Code that draws figures:
◆ ◆ ◆ ◆
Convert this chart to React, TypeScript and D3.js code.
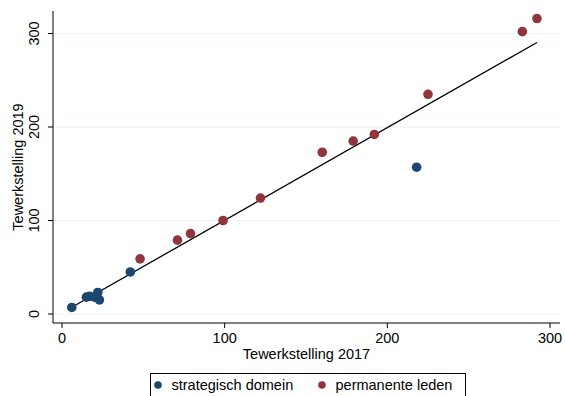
import { useRef, useEffect } from 'react';
import * as d3 from 'd3';

// tewerkstelling 2017 / 2019
const domeinX = [6, 15, 17, 20, 22, 23, 42, 218];
const domeinY = [7, 18, 19, 18, 23, 15, 45, 157];
const ledenX = [48, 71, 79, 99, 122, 160, 179, 192, 225, 283, 292];
const ledenY = [59, 79, 86, 100, 124, 173, 185, 192, 235, 302, 316];
const ticks = [0, 100, 200, 300];
const fit = { a: 1.3, b: 0.99 };

const NAVY = '#1a476f';
const MAROON = '#90353b';
const FONT = 'Liberation Sans, Arial, sans-serif';
const FS = 14.5;

export default function App() {
  const svgRef = useRef(null);
  const width = 565, height = 396;

  useEffect(() => {
    const svg = d3.select(svgRef.current);
    svg.selectAll('*').remove();

    const left = 53, right = 560, top = 11, bottom = 323;
    const x = d3.scaleLinear().domain([0, 300]).range([62, 550]);
    const y = d3.scaleLinear().domain([0, 300]).range([314, 33.5]);

    svg.append('rect').attr('width', width).attr('height', height).attr('fill', '#fff');

    // gridlines
    svg.selectAll('.grid').data(ticks).enter().append('line')
      .attr('x1', left).attr('x2', right)
      .attr('y1', d => y(d)).attr('y2', d => y(d))
      .attr('stroke', '#eaf2f3').attr('stroke-width', 1);

    // fitted line
    const minX = d3.min(domeinX.concat(ledenX));
    const maxX = d3.max(domeinX.concat(ledenX));
    svg.append('line')
      .attr('x1', x(minX)).attr('y1', y(fit.a + fit.b * minX))
      .attr('x2', x(maxX)).attr('y2', y(fit.a + fit.b * maxX))
      .attr('stroke', '#000').attr('stroke-width', 1.3);

    const domein = domeinX.map((v, i) => [v, domeinY[i]]);
    const leden = ledenX.map((v, i) => [v, ledenY[i]]);

    svg.append('g').selectAll('circle').data(domein).enter().append('circle')
      .attr('cx', d => x(d[0])).attr('cy', d => y(d[1])).attr('r', 4.8)
      .attr('fill', NAVY);
    svg.append('g').selectAll('circle').data(leden).enter().append('circle')
      .attr('cx', d => x(d[0])).attr('cy', d => y(d[1])).attr('r', 4.8)
      .attr('fill', MAROON);

    // axes
    svg.append('line').attr('x1', left).attr('x2', left).attr('y1', top).attr('y2', bottom)
      .attr('stroke', '#000').attr('stroke-width', 1);
    svg.append('line').attr('x1', left).attr('x2', right).attr('y1', bottom).attr('y2', bottom)
      .attr('stroke', '#000').attr('stroke-width', 1);

    svg.selectAll('.ytick').data(ticks).enter().append('line')
      .attr('x1', left - 5).attr('x2', left).attr('y1', d => y(d)).attr('y2', d => y(d))
      .attr('stroke', '#000');
    svg.selectAll('.xtick').data(ticks).enter().append('line')
      .attr('x1', d => x(d)).attr('x2', d => x(d)).attr('y1', bottom).attr('y2', bottom + 5)
      .attr('stroke', '#000');

    svg.selectAll('.ylab').data(ticks).enter().append('text')
      .attr('transform', d => `translate(39,${y(d)}) rotate(-90)`)
      .attr('text-anchor', 'middle')
      .attr('font-family', FONT).attr('font-size', FS)
      .text(d => d);
    svg.selectAll('.xlab').data(ticks).enter().append('text')
      .attr('x', d => x(d)).attr('y', 343)
      .attr('text-anchor', 'middle')
      .attr('font-family', FONT).attr('font-size', FS)
      .text(d => d);

    svg.append('text')
      .attr('transform', `translate(23,${(top + bottom) / 2}) rotate(-90)`)
      .attr('text-anchor', 'middle')
      .attr('font-family', FONT).attr('font-size', FS)
      .text('Tewerkstelling 2019');
    svg.append('text')
      .attr('x', (left + right) / 2).attr('y', 359)
      .attr('text-anchor', 'middle')
      .attr('font-family', FONT).attr('font-size', FS)
      .text('Tewerkstelling 2017');

    // legend
    const lg = svg.append('g');
    lg.append('rect').attr('x', 150.5).attr('y', 373.5).attr('width', 315).attr('height', 24)
      .attr('fill', '#fff').attr('stroke', '#000').attr('stroke-width', 1);
    const items = [
      { label: 'strategisch domein', color: NAVY, x: 158 },
      { label: 'permanente leden', color: MAROON, x: 322 },
    ];
    items.forEach(it => {
      lg.append('circle').attr('cx', it.x).attr('cy', 385).attr('r', 3.8).attr('fill', it.color);
      lg.append('text').attr('x', it.x + 13.5).attr('y', 390)
        .attr('font-family', FONT).attr('font-size', FS)
        .text(it.label);
    });
  }, []);

  return (
    <div style={{ position: 'absolute', left: 0, top: 0 }}>
      <svg ref={svgRef} width={width} height={height} style={{ display: 'block' }} />
    </div>
  );
}
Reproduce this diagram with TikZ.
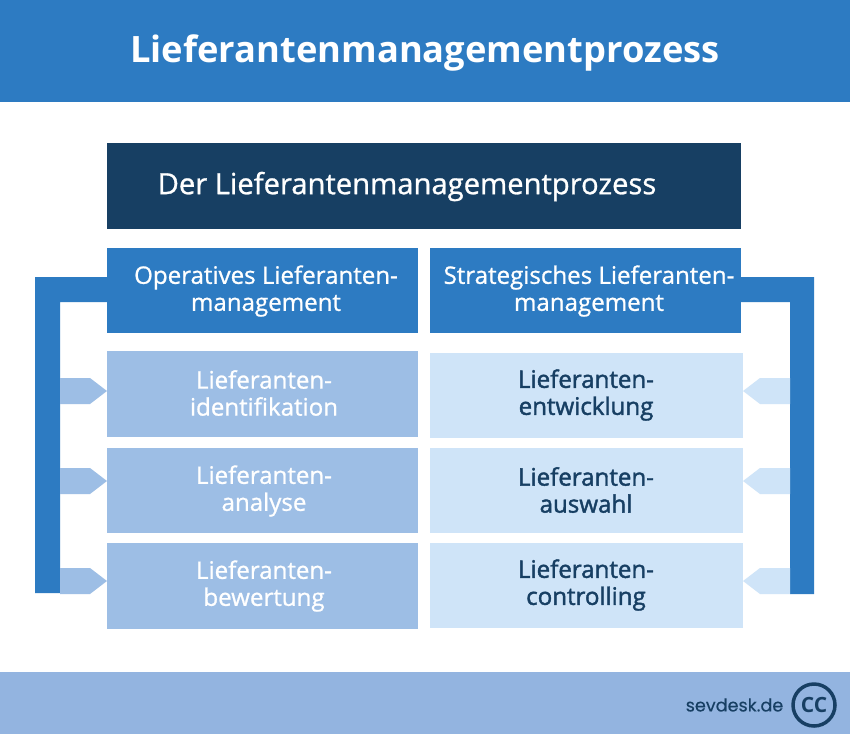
\documentclass[tikz,border=0pt]{standalone}
\usepackage{fontspec}
\setmainfont{Open Sans}
\newfontfamily\semifont{Open Sans}[FakeBold=0.9]
\newfontfamily\heavyfont{Open Sans}[FakeBold=1.7]
\newfontfamily\logofont{Poppins}[FakeBold=0.3]
\definecolor{cblue}{HTML}{2D7BC2}
\definecolor{cdark}{HTML}{173F63}
\definecolor{cfoot}{HTML}{93B4E0}
\definecolor{cmid}{HTML}{9DBEE5}
\definecolor{cpale}{HTML}{CFE4F8}
\definecolor{cnavy}{HTML}{173F63}
\tikzset{
  x=1pt,y=-1pt,
  whitelab/.style={align=center,inner sep=0pt,text=white,font=\semifont\fontsize{24.1}{27}\selectfont},
  navylab/.style={align=center,inner sep=0pt,text=cnavy,font=\heavyfont\fontsize{24.1}{27}\selectfont},
}
\newcommand{\bx}[6]{\fill[#6] (#2,#3) rectangle (#4,#5) coordinate[midway] (#1);}
\begin{document}
\begin{tikzpicture}
\useasboundingbox (0,0) rectangle (850,734);
\fill[white] (0,0) rectangle (850,734);
% bands
\bx{head}{0}{0}{850}{102}{cblue}
\bx{foot}{0}{672}{850}{734}{cfoot}
\bx{dark}{107}{143}{741}{229}{cdark}
% brackets
\fill[cblue] (107,277) -| (35,593) -| (60,302) -| (107,277) -- cycle;
\fill[cblue] (741,277) -| (814,594) -| (790,302) -| (741,277) -- cycle;
\bx{op}{107}{248}{418}{333}{cblue}
\bx{st}{430}{248}{741}{333}{cblue}
% left column
\bx{la}{107}{351}{418}{437}{cmid}
\bx{lb}{107}{448}{418}{533}{cmid}
\bx{lc}{107}{543}{418}{629}{cmid}
% right column
\bx{ra}{430}{353}{743}{438}{cpale}
\bx{rb}{430}{448}{743}{533}{cpale}
\bx{rc}{430}{543}{743}{628}{cpale}
% pointers
\foreach \y in {378,468,568}{
  \fill[cmid] (60,\y) -- (90,\y) -- (107,\y+13) -- (90,\y+26) -- (60,\y+26) -- cycle;
  \fill[cpale] (790,\y) -- (760,\y) -- (743,\y+13) -- (760,\y+26) -- (790,\y+26) -- cycle;
}
% texts
\node[whitelab,font=\bfseries\fontsize{36.3}{40}\selectfont] (t0) at (425,53) {Lieferantenmanagementprozess};
\node[whitelab,font=\semifont\fontsize{29.2}{34}\selectfont] (t1) at (407,186.5) {Der Lieferantenmanagementprozess};
\node[whitelab] (t2) at (266,291) {Operatives Lieferanten-\\management};
\node[whitelab] (t3) at (589,291) {Strategisches Lieferanten-\\management};
\node[whitelab] (t4) at (264,393) {Lieferanten-\\identifikation};
\node[whitelab] (t5) at (264,491) {Lieferanten-\\analyse};
\node[whitelab] (t6) at (264,586) {Lieferanten-\\bewertung};
\node[navylab] (t7) at (586,395) {Lieferanten-\\entwicklung};
\node[navylab] (t8) at (586,490) {Lieferanten-\\auswahl};
\node[navylab] (t9) at (586,585) {Lieferanten-\\controlling};
\node[inner sep=0pt,text=cnavy,font=\logofont\fontsize{17.6}{22}\selectfont] (logo) at (734.5,705) {sevdesk.de};
\node[circle,draw=cnavy,line width=3.5pt,minimum size=42pt,inner sep=0pt,text=cnavy,font=\bfseries\fontsize{21}{24}\selectfont] (cc) at (814,705) {CC};
\end{tikzpicture}
\end{document}
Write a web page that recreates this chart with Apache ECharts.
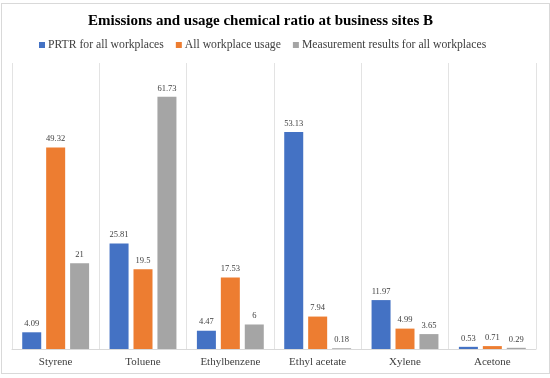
◆ ◆ ◆ ◆
▸ WHAT IS EXPECTED
The lines from the top of the data above through the one holding "const y = d3.scaleLinear().domain([0, 300]).range([314, 33.5]);" are to be repeated exactly, and only those, with no pictures.

▸ EXPECTED ANSWER
Convert this chart to React, TypeScript and D3.js code.
import { useRef, useEffect } from 'react';
import * as d3 from 'd3';

// tewerkstelling 2017 / 2019
const domeinX = [6, 15, 17, 20, 22, 23, 42, 218];
const domeinY = [7, 18, 19, 18, 23, 15, 45, 157];
const ledenX = [48, 71, 79, 99, 122, 160, 179, 192, 225, 283, 292];
const ledenY = [59, 79, 86, 100, 124, 173, 185, 192, 235, 302, 316];
const ticks = [0, 100, 200, 300];
const fit = { a: 1.3, b: 0.99 };

const NAVY = '#1a476f';
const MAROON = '#90353b';
const FONT = 'Liberation Sans, Arial, sans-serif';
const FS = 14.5;

export default function App() {
  const svgRef = useRef(null);
  const width = 565, height = 396;

  useEffect(() => {
    const svg = d3.select(svgRef.current);
    svg.selectAll('*').remove();

    const left = 53, right = 560, top = 11, bottom = 323;
    const x = d3.scaleLinear().domain([0, 300]).range([62, 550]);
    const y = d3.scaleLinear().domain([0, 300]).range([314, 33.5]);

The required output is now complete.